IN 35 RIGHE – Immunità e il ‘covid’ non c’entra

Auguri. L’auspicio tende a scongiurare l’eventualità di accedere a un’aula di tribunale da imputati. Di fronte a voi vedreste l’area dove giudice e giurati amministrano la giustizia. Su di loro il fermo proposito di un presupposto rassicurante: “La legge è uguale per tutti”. Ci è chiaro, l’affermazione si esaurisce in necessaria sintesi. Il contenuto messaggio meriterebbe un ampio svolgimento del tema, ma perderebbe il dono dell’immediatezza e nessuno osa completarlo, sicché incorre consapevolmente nel reato di omissione. Cosa manca all’ammonimento? Non è completo, dovrebbe perfezionarsi con un onesto e credibile, “salvo eccezioni”. Non è una chiacchiera rituale da sdraio al sole estivo, lo raccontano con ampiezza di esempi la dura realtà delle autonomie differenziate, delle caste che godono di privilegi riservati al potere economico-politico, colpevoli di gravi reati impuniti e gli affamati da povertà, che rubano una mela al supermercato e finiscono in carcere. Sconcerta e indigna un estremo della denuncia e svilisce la ‘grande bellezza’ dell’America: negli Stati, che non hanno cancellato la barbarie della pena di morte, a finire fulminati o con un’iniezione letale sono quasi sempre condannati in povertà e con la pelle nera. I bianchi e ricchi se la cavano grazie a collegi di difensori eccellenti, lautamente ricompensati: non sono giudizi avulsi dal contingente, nascono dall’enfasi mediatica per il caso sconvolgente della Corte Suprema degli Stati Uniti (la maggioranza dei magistrati l’ha voluta Trump!), che alla vigilia del voto per l’elezione del Presidente, con un colpo di spugna, con in colpo di mano, salva il tycoon dal carcere, e i reati di ogni genere commessi, tutelandolo con l’immunità.
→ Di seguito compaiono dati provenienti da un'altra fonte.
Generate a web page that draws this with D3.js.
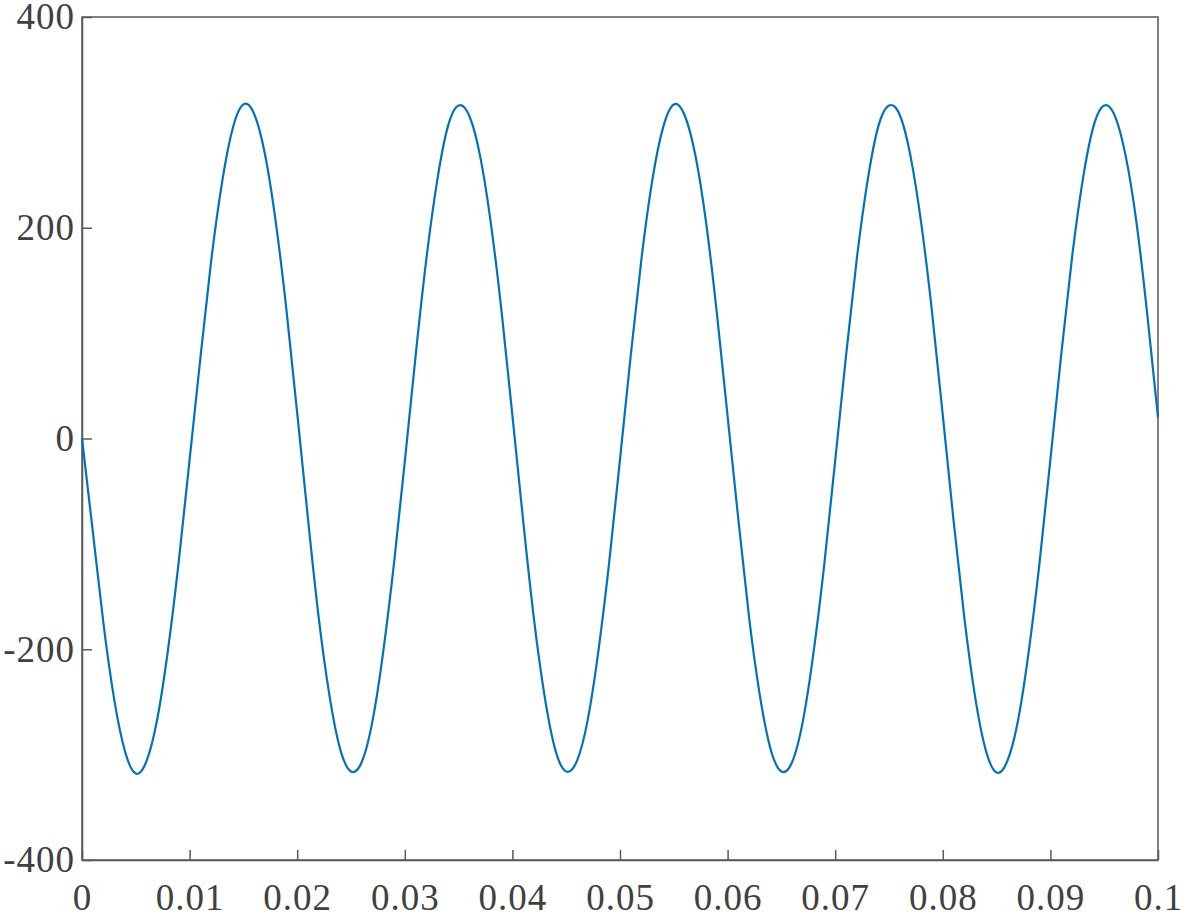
<!DOCTYPE html>
<html>
<head>
<meta charset="utf-8">
<script src="https://cdn.jsdelivr.net/npm/d3@7"></script>
<style>
  body { margin: 0; background: #fff; }
</style>
</head>
<body>
<svg class="chart" width="1181" height="920"></svg>
<script>
// time axis: one sample every 0.001 s
var tStep = 0.001;
var xTicks = [0, 0.01, 0.02, 0.03, 0.04, 0.05, 0.06, 0.07, 0.08, 0.09, 0.1];
var xTickLabels = ['0', '0.01', '0.02', '0.03', '0.04', '0.05', '0.06', '0.07', '0.08', '0.09', '0.1'];
var yTicks = [-400, -200, 0, 200, 400];
var yTickLabels = ['-400', '-200', '0', '200', '400'];

// values, cycle by cycle
var cycle1 = [0, -88, -176, -248, -297, -318, -306, -266, -200, -116, -20, 76, 168, 242, 294, 317, 308, 270, 206, 122, 24];
var cycle2 = [-76, -170, -244, -295, -316, -307, -268, -202, -118, -22, 78, 170, 244, 296, 316, 306, 268, 204, 120, 22];
var cycle3 = [-78, -171, -245, -296, -316, -306, -267, -201, -117, -20, 79, 171, 245, 295, 317, 307, 269, 205, 119, 21];
var cycle4 = [-77, -170, -244, -295, -316, -307, -268, -202, -118, -21, 78, 170, 244, 296, 316, 307, 268, 204, 120, 22];
var cycle5 = [-78, -170, -245, -296, -317, -306, -267, -201, -117, -20, 79, 171, 245, 296, 316, 306, 268, 205, 118, 20];

var values = cycle1.concat(cycle2, cycle3, cycle4, cycle5);
var data = values.map(function(v, i){ return {t: i * tStep, v: v}; });

var margin = {top: 17, right: 23, bottom: 60, left: 82};
var width = 1181 - margin.left - margin.right,
    height = 920 - margin.top - margin.bottom;

var chart = d3.select('.chart')
  .append('g')
  .attr('transform', 'translate(' + margin.left + ',' + margin.top + ')');

var x = d3.scaleLinear().domain([0, 0.1]).range([0, width]);
var y = d3.scaleLinear().domain([-400, 400]).range([height, 0]);

var axisColor = '#595959';

// box
chart.append('rect')
  .attr('width', width)
  .attr('height', height)
  .attr('fill', 'none')
  .attr('stroke', axisColor)
  .attr('stroke-width', 1.5);

var xAxis = d3.axisBottom(x)
  .tickValues(xTicks)
  .tickFormat(function(d, i){ return xTickLabels[i]; })
  .tickSizeInner(-10)
  .tickSizeOuter(0)
  .tickPadding(24);

var yAxis = d3.axisLeft(y)
  .tickValues(yTicks)
  .tickFormat(function(d, i){ return yTickLabels[i]; })
  .tickSizeInner(-10)
  .tickSizeOuter(0)
  .tickPadding(7);

var gx = chart.append('g')
  .attr('class', 'x axis')
  .attr('transform', 'translate(0,' + height + ')')
  .call(xAxis);

var gy = chart.append('g')
  .attr('class', 'y axis')
  .call(yAxis);

[gx, gy].forEach(function(g){
  g.attr('font-family', '"Liberation Serif", "Times New Roman", serif');
  g.select('.domain').attr('stroke', axisColor).attr('stroke-width', 1.5);
  g.selectAll('.tick line').attr('stroke', axisColor).attr('stroke-width', 1.5);
  g.selectAll('.tick text')
    .attr('font-family', '"Liberation Serif", "Times New Roman", serif')
    .attr('font-size', 37)
    .attr('letter-spacing', 1)
    .attr('fill', '#404040');
});

var line = d3.line()
  .x(function(d){ return x(d.t); })
  .y(function(d){ return y(d.v); })
  .curve(d3.curveNatural);

chart.append('path')
  .datum(data)
  .attr('fill', 'none')
  .attr('stroke', '#0072BD')
  .attr('stroke-width', 2.2)
  .attr('d', line);
</script>
</body>
</html>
L’ ‘assoluzione’ è più di uno scandalo e succede nel Paese che l’interessata ipocrisia dell’Occidente continua a citare come modello mondiale di democrazia. Meglio noi? Assolutamente ‘no’. In Italia se un cosiddetto onorevole, un ministro, un sottosegretario, commettono un reato, la Magistratura per istruire i processi resta in attesa dell’autorizzazione a procedere del Parlamento, cioè dei colleghi giudicanti. Nell’aula, dove si riuniscono, non c’è traccia del monito “la legge è uguale per tutti”.